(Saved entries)
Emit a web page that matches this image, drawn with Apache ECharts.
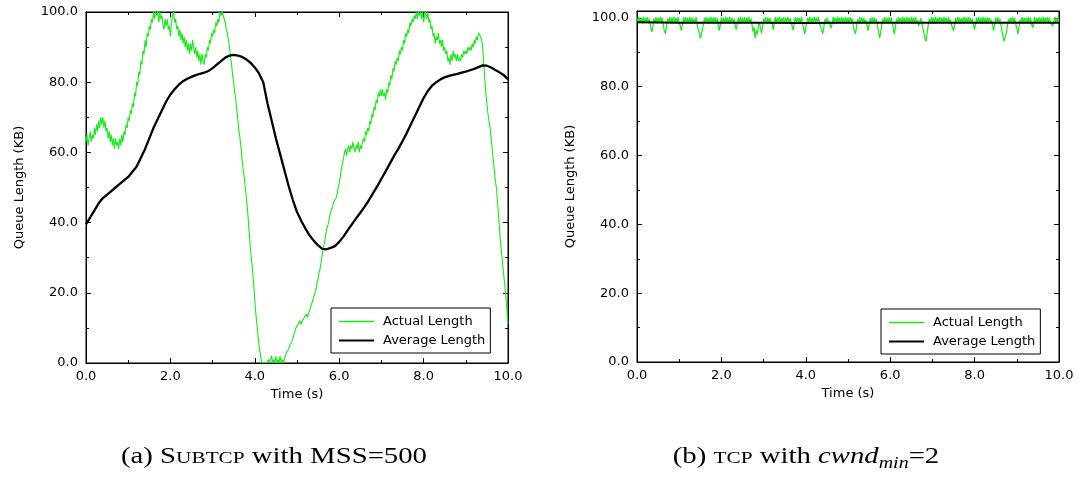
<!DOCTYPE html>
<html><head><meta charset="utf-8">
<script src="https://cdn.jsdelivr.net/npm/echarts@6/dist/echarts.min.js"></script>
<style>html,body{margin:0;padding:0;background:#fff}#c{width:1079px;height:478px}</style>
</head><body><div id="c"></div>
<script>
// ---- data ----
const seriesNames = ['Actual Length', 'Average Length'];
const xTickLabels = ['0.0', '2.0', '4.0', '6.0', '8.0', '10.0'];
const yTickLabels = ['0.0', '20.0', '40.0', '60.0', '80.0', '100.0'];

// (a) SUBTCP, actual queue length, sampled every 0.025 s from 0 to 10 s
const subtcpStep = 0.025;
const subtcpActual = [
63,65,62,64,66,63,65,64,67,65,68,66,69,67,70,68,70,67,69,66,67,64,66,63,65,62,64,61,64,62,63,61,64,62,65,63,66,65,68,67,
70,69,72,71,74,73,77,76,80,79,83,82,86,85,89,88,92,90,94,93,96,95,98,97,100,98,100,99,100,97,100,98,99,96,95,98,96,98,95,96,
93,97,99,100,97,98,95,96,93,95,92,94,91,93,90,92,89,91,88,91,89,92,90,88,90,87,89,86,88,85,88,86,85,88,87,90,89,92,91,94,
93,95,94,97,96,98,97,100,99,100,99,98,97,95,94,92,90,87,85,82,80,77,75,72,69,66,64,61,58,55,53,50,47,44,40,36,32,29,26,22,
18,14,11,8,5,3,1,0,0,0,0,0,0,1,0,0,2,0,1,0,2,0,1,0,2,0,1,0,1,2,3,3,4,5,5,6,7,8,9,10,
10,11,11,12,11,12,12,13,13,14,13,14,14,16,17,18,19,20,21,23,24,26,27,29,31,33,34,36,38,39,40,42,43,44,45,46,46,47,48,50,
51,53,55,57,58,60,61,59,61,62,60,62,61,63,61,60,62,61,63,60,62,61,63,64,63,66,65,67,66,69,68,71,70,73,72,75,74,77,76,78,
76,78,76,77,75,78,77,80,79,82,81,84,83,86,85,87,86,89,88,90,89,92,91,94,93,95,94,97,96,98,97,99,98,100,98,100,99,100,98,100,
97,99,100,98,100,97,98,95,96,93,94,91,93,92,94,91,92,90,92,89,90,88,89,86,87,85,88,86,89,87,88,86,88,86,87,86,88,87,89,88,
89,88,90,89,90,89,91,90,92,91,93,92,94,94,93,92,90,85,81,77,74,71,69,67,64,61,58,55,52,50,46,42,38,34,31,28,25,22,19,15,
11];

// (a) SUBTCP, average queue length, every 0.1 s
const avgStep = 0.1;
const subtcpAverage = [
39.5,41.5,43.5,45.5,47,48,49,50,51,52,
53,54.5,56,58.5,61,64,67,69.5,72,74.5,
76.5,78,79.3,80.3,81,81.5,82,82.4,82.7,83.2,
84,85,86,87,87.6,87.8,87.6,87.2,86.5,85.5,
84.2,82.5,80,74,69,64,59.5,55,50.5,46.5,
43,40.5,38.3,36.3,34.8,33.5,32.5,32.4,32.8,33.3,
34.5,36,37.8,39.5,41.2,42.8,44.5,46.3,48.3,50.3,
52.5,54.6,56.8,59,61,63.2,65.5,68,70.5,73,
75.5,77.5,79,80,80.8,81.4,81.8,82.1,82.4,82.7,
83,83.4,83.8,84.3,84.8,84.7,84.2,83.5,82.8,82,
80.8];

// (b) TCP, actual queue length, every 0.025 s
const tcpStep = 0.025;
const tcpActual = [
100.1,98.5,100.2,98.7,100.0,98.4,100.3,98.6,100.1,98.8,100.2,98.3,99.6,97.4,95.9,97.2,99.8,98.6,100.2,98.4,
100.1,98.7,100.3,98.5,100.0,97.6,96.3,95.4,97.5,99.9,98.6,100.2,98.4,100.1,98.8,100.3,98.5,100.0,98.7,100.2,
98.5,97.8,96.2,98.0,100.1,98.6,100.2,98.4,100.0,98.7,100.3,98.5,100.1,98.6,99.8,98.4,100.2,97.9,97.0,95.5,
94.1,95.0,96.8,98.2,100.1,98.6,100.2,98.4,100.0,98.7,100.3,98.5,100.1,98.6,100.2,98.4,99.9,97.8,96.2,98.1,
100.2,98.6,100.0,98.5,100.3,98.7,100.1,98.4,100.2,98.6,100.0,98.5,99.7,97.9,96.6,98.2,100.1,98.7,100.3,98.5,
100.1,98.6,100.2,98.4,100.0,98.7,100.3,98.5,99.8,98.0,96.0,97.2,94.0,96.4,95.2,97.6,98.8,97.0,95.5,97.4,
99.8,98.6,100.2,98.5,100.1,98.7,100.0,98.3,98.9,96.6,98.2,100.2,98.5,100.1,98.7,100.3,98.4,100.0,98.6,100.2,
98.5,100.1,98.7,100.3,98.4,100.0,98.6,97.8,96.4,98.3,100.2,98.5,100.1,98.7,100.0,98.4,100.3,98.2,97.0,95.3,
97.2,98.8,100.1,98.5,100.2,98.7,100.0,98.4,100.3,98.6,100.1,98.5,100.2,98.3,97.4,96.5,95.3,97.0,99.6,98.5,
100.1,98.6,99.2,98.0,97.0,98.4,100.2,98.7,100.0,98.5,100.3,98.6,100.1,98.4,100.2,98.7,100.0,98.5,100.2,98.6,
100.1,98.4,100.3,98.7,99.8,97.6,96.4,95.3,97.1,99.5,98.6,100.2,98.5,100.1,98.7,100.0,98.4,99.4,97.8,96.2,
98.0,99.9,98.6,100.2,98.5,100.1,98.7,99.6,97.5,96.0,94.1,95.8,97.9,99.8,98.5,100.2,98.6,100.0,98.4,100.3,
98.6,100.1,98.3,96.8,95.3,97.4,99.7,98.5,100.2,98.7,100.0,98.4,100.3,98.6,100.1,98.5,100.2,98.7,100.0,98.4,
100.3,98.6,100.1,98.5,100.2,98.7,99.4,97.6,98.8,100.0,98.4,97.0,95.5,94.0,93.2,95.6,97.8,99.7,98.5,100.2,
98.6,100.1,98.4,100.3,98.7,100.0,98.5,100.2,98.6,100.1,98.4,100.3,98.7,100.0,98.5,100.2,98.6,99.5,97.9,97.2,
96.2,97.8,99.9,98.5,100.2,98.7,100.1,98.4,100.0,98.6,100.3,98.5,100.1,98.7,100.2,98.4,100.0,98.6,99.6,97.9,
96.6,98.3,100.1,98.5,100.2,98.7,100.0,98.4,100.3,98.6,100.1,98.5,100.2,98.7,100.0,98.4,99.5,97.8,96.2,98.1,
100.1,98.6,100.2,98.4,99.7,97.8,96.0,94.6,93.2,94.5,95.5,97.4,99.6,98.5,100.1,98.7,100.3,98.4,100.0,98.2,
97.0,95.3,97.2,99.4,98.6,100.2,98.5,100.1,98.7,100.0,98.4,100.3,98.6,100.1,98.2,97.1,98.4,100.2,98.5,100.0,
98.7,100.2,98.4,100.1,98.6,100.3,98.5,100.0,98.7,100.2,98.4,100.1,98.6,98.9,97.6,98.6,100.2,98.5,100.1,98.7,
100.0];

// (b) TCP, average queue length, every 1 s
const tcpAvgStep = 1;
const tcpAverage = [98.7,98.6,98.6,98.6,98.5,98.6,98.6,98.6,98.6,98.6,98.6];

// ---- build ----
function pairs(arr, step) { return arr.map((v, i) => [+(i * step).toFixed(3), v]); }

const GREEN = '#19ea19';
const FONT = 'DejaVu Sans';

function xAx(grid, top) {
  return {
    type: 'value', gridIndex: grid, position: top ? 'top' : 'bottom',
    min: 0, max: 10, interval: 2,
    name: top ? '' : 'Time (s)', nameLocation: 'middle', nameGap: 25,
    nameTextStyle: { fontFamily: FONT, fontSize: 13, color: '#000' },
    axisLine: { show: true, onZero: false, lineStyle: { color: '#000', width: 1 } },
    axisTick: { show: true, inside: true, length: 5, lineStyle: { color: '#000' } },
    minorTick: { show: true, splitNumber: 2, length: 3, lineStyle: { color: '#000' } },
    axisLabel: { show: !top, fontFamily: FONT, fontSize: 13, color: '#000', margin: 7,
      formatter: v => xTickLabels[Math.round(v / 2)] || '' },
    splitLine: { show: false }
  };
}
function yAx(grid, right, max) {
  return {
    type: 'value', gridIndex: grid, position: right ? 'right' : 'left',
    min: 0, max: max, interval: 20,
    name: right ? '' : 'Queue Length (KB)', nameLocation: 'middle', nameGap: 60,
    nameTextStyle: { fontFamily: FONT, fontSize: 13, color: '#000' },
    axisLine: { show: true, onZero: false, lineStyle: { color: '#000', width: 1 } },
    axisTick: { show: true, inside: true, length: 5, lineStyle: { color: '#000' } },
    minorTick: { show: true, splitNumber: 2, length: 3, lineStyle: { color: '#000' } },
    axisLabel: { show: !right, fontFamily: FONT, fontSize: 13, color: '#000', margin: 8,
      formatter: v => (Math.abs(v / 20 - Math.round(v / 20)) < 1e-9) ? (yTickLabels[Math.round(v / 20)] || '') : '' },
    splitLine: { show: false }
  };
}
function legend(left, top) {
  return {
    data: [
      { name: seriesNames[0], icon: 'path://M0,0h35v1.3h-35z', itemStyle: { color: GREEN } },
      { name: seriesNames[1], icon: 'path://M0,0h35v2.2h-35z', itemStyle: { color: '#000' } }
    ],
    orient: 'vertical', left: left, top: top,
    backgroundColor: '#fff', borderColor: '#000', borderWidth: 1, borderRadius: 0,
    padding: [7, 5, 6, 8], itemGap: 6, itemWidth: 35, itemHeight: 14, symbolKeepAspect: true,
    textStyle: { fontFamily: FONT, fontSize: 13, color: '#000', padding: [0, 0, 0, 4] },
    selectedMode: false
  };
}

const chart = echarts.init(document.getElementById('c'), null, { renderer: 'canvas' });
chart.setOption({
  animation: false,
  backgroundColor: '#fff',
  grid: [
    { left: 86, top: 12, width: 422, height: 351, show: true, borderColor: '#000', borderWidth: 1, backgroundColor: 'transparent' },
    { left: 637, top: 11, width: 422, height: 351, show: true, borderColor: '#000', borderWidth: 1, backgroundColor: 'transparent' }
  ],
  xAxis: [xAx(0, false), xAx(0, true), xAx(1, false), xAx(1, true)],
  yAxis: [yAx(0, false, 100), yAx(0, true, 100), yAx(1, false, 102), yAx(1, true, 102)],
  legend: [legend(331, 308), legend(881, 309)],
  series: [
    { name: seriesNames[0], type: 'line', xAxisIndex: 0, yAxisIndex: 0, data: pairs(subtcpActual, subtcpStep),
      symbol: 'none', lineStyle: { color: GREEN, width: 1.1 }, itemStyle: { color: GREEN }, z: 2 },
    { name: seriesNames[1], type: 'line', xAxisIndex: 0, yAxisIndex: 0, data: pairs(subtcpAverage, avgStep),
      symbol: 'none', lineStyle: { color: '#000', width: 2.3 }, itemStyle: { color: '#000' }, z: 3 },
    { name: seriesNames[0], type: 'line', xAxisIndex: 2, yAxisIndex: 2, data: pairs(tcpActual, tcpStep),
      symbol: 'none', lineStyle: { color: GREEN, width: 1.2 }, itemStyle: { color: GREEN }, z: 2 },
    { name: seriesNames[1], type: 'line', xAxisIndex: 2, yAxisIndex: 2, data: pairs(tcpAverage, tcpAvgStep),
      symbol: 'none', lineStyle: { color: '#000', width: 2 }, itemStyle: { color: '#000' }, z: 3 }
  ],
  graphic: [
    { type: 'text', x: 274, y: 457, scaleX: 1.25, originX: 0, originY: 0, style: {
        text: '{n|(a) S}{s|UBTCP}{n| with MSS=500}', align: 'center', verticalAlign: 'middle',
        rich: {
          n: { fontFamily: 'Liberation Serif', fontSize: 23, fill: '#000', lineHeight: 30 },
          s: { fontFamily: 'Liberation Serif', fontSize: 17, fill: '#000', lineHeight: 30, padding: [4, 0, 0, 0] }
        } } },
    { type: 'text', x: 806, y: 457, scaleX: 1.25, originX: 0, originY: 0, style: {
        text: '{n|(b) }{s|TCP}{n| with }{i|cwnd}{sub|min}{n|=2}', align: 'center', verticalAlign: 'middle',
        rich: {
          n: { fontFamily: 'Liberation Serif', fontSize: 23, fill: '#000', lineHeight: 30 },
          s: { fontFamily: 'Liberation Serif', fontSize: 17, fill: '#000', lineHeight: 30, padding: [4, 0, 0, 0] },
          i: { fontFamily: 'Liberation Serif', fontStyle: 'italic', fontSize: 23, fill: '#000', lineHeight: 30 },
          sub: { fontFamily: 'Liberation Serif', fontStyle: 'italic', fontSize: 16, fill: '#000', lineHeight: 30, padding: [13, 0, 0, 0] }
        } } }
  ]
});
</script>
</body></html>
--
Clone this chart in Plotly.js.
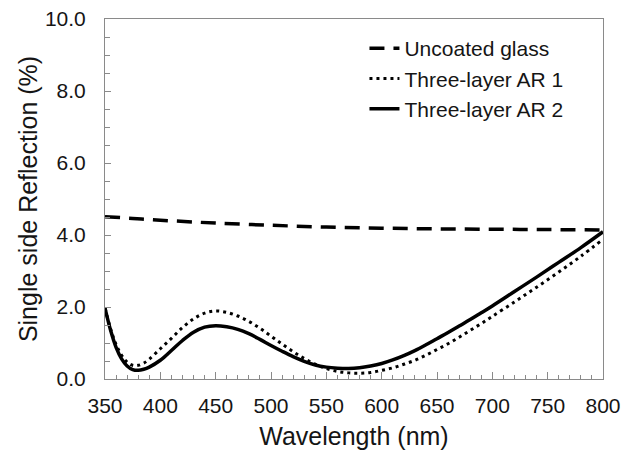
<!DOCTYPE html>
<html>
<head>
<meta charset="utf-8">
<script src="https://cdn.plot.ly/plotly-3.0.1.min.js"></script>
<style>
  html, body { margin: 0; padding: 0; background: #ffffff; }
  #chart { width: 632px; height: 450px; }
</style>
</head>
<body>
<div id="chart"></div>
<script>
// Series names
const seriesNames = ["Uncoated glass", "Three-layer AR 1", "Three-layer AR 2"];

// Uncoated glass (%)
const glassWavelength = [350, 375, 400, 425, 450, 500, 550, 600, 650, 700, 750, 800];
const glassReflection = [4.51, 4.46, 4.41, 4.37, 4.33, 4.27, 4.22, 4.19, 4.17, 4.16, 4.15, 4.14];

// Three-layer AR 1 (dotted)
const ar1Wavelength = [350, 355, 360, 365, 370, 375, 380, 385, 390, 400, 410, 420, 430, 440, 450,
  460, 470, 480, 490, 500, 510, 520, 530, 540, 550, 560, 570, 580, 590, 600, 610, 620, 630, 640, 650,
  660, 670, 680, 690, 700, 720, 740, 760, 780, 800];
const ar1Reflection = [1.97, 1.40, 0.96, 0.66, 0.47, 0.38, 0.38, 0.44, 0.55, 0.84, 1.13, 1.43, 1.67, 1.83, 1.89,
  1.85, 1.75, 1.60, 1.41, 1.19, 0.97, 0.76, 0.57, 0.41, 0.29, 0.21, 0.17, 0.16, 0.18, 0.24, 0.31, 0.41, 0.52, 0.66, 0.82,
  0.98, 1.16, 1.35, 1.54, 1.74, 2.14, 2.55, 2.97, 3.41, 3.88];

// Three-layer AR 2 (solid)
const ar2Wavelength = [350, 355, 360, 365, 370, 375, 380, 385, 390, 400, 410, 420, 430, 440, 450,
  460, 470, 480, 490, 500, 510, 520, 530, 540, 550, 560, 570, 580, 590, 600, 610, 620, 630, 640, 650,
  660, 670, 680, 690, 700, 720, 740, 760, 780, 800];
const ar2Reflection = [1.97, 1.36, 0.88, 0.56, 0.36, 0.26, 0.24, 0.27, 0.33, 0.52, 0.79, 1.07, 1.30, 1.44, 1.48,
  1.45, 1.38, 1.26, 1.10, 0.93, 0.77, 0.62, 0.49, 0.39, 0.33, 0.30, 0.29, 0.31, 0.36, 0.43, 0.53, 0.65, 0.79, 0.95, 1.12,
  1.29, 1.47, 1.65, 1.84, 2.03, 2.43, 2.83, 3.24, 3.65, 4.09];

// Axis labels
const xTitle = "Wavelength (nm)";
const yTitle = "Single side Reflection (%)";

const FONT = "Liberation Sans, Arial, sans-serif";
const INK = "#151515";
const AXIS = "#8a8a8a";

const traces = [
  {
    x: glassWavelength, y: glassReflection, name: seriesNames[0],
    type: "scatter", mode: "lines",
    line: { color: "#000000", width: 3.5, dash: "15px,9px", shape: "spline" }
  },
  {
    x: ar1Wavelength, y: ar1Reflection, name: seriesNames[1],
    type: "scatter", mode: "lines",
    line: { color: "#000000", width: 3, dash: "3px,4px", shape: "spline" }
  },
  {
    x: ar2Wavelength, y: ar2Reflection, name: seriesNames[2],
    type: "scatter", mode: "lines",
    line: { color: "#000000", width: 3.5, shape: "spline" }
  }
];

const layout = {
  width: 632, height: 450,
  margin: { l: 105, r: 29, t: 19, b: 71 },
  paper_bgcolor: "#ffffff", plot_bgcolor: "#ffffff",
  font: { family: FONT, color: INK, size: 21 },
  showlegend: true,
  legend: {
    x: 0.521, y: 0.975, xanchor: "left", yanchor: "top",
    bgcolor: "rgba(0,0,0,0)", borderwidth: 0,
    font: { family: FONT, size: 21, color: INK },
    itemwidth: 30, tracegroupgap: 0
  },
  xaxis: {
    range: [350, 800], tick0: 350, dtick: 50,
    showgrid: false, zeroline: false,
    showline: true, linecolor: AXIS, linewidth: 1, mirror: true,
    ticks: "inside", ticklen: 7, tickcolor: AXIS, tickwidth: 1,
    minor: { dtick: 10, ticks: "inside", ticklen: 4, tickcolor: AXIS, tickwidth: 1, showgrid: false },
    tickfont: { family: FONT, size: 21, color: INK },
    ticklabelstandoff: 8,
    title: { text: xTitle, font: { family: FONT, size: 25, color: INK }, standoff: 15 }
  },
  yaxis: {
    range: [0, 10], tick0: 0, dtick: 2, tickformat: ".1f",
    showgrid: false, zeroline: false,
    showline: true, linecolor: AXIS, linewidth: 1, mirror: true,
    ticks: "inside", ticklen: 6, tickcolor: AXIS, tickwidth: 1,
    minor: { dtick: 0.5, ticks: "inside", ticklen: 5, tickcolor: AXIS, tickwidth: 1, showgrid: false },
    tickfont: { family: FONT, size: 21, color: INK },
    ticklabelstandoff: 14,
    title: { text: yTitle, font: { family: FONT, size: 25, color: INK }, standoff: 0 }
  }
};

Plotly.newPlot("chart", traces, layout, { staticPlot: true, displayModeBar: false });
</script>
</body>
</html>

- **TASK INSTRUCTIONS**
Keep to the lines between the line with "Emit a web page" and the line with "['0.0', '20.0', '40.0', '60.0', '80.0', '100.0'];", inclusive, and transcribe them without pictures.

- **RESULT BELOW**
Emit a web page that matches this image, drawn with Apache ECharts.
<!DOCTYPE html>
<html><head><meta charset="utf-8">
<script src="https://cdn.jsdelivr.net/npm/echarts@6/dist/echarts.min.js"></script>
<style>html,body{margin:0;padding:0;background:#fff}#c{width:1079px;height:478px}</style>
</head><body><div id="c"></div>
<script>
// ---- data ----
const seriesNames = ['Actual Length', 'Average Length'];
const xTickLabels = ['0.0', '2.0', '4.0', '6.0', '8.0', '10.0'];
const yTickLabels = ['0.0', '20.0', '40.0', '60.0', '80.0', '100.0'];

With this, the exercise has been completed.